The arrest still was not without incident. Police said that Hill had a handgun on him when he surrendered.

After Hill was arrested, Johnson says he was able to spend a few minutes with him in the back of the police van. They spoke and then hugged.

“It wasn’t like a high-five like we had done something amazing,” he says. “It was more like ‘You made it out. You had the least amount of probability of making it out of this scenario without being shot and here you are: No one died, lots of rounds, heavy artillery, long guns short guns, and no one’s dead.’ That was the hug.”

Johnson, who says he has not slept since the incident, is still trying to process exactly how he feels.

“I’m just going to be very truthful –– I don’t know how I feel right now,” he says, “I was relieved because a friend of mine is still alive and although his life going forward will be different, he’s still alive, his kids can see him, at least this did not end tragically.
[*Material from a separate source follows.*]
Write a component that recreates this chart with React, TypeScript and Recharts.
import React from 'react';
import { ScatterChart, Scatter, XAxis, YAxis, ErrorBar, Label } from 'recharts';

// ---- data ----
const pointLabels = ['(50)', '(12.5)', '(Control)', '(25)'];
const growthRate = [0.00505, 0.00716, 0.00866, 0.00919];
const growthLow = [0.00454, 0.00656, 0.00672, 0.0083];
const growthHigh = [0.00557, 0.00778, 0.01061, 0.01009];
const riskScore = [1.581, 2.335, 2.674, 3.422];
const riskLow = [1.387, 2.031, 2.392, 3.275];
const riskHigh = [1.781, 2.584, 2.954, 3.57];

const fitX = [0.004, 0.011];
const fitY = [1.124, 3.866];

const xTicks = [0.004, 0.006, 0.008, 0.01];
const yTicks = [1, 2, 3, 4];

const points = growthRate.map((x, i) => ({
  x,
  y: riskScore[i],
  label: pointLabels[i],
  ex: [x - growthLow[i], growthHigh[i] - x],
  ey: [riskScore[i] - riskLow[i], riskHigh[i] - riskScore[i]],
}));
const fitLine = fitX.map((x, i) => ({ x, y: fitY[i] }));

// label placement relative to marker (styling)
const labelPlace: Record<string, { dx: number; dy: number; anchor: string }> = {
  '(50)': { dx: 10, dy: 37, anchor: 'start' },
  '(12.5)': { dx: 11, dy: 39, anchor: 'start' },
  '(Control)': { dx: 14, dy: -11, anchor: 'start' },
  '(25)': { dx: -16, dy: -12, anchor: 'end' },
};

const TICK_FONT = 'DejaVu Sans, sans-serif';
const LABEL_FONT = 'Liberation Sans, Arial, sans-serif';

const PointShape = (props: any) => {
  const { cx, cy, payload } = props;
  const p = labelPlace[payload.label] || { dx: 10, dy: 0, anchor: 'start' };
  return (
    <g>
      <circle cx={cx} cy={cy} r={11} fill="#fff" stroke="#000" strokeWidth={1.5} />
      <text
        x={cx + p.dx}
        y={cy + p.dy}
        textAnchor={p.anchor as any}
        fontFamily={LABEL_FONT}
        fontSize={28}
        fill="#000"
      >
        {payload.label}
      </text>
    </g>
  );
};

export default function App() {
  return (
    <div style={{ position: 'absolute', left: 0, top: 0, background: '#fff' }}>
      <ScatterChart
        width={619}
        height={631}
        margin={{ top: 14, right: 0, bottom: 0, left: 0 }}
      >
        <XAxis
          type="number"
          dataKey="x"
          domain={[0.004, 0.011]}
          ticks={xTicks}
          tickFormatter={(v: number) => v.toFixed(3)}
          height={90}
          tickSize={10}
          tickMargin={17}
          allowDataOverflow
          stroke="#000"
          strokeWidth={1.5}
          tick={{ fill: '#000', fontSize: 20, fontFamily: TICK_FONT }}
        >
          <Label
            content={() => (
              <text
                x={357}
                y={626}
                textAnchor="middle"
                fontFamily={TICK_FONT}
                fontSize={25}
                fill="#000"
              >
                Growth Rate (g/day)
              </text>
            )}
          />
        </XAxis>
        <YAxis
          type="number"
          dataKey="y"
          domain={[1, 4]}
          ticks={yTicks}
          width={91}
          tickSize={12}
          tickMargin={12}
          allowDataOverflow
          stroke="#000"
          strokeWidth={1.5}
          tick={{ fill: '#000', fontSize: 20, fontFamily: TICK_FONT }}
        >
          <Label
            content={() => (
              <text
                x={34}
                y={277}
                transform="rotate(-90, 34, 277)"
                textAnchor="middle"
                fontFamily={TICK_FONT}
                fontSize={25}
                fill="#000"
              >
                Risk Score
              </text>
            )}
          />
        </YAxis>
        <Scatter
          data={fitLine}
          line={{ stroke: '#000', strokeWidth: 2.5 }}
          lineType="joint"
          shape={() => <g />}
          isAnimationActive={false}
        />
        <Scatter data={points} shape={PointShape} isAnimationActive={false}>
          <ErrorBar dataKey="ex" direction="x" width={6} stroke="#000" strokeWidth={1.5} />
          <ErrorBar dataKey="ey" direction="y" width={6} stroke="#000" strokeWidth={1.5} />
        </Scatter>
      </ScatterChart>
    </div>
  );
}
The other thing is, at that moment as soon as he was apprehended, I thought ‘Oh my god, what if they would have killed him?’ He was on my phone on speakerphone… if I had listened to my friend get killed by cops, what would that do to me going forward?”

Johnson says that despite allegedly shooting six police officers and opening fire on others, he doesn’t believe Hill is bad, and described him as “a character, sort of a life of the party kind of guy.”

“I would say he is a decent person by my account who behaved badly on a particular day,” Johnson says. “I can assure you unlike other stories we’ve seen nationwide this is not a plan or plot, he did not walk into anybody’s school, he didn’t have a AR-15 or an assault rifle under his trench coat, he didn’t have a pipe bomb or calculate any nefarious plan.”

No charges have been brought yet, but Krasner said it was “obvious” Hill will be charged with attempted murder, aggravated assault in the first degree and serious firearm charges.

If convicted, Krasner said it’s likely the Hill would spend the rest of his life in prison.